Hmmmm… that would be up to Sylvain and how he has the transformers done… I l haven’t looked into that yet (pickles that much or transformers) though it looks like that was an old issue with HF: "can't pickle Tokenizer objects" · Issue #87 · huggingface/tokenizers · GitHub

sgugger · June 25, 2020, 11:49am

Yes, not all tokenizers from Hugging Face are serializable. It should be fixed in the next release from what I’ve followed.

pierreguillou · June 25, 2020, 1:33pm

Thanks Sylvain and Zachary.

Jdemlow · March 16, 2021, 2:02am

@muellerzr Question on the Dataloaders one thing that can be nice, but also is a pain is that I can only save the data loader with the data until I have a model I don’t have the ability to take the preprocessing steps from a recently saved TabularDataLoader. ( I think this is why I am asking )

This might be a thing in the DataBlockAPI, but I am currently in a tabular project mode for work.

dl_test = dl_train.test_dl(X_test, with_label=False) # could be true doesn't matter

This is fine when you are going to train and do inference in the same place and have enough ram to hold both data sets. However when using a tabular learn I don’t believe the training data is available and as I write this maybe it is, but I don’t think so.

learn_inf = load_learner(os.path.join(model_path, yaml.get('process_name') + yaml.get('dl_model_suffix')),
                             cpu=True)
test_dl = learn_inf.dls.test_dl(df_test, with_label=False)

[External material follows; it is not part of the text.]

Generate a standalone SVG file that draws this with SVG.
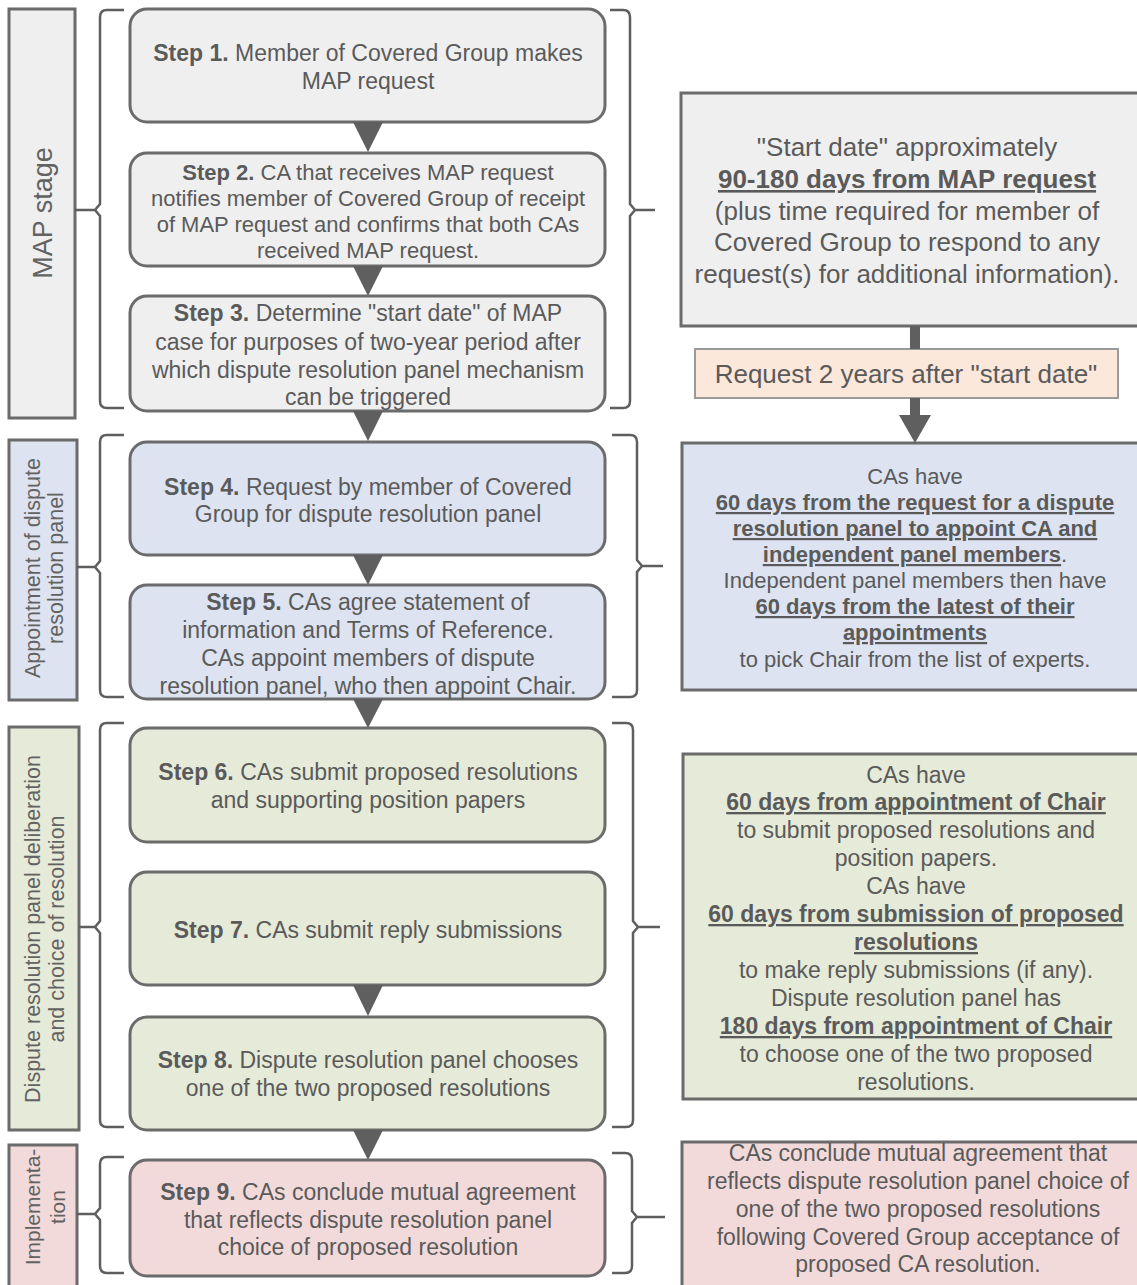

Even though the fastai model is a little bigger than a typical model like an xgb model that is completely okay for the functionality it gives me.

Do you know of a way when

dl_train = (TabularDataLoaders.from_df(df_transform, procs=procs,
                                       cat_names=cat_vars, cont_names=cont_vars,
                                       y_names=0, y_block=y_block,
                                       valid_idx=splits[1], bs=bs))
if os.path.exists(p) is False:
     os.makedirs(f'{p}')
logging.info(f'{fn} getting saved to {p}')
file_path = os.path.join(p, '' f"{process_name}_{fn}.pkl")
logging.info(f'file saved to {file_path}')
torch.save(dl, file_path)

Rather than save the entire dataset in the Dataloader is there way to pop out the data have that this be similar to a sklearn pipeline that is there to then use what’s above without the overhead of the memory and large object movement

EDCaz · March 25, 2021, 3:33am

The code for Dataloader is not working.

EDCaz · March 25, 2021, 4:30am

I get the same error.

joshiharshit5077 · September 9, 2022, 7:20am

When I try to load the learner using learn.load(.pth file) it gives me an error. I have different data this time which has the same image dimensions but the number of classes in data loader has reduced from 3 to 2.
Can someone tell me how can I load my model for inferencing on a completely new dataset?

learn.load("/content/drive/MyDrive/trained_model",with_opt=True)

This is the error that I get:
RuntimeError Traceback (most recent call last)
in
----> 1 learn.load(“/content/drive/MyDrive/trained_model”,with_opt=True)

1 frames
/usr/local/lib/python3.7/dist-packages/torch/nn/modules/module.py in load_state_dict(self, state_dict, strict)
1496 if len(error_msgs) > 0:
1497 raise RuntimeError(‘Error(s) in loading state_dict for {}:\n\t{}’.format(
→ 1498 self.class.name, “\n\t”.join(error_msgs)))
1499 return _IncompatibleKeys(missing_keys, unexpected_keys)
1500

RuntimeError: Error(s) in loading state_dict for RetinaNet:
size mismatch for classifier.3.weight: copying a param with shape torch.Size([3, 128, 3, 3]) from checkpoint, the shape in current model is torch.Size([2, 128, 3, 3]).
size mismatch for classifier.3.bias: copying a param with shape torch.Size([3]) from checkpoint, the shape in current model is torch.Size([2]).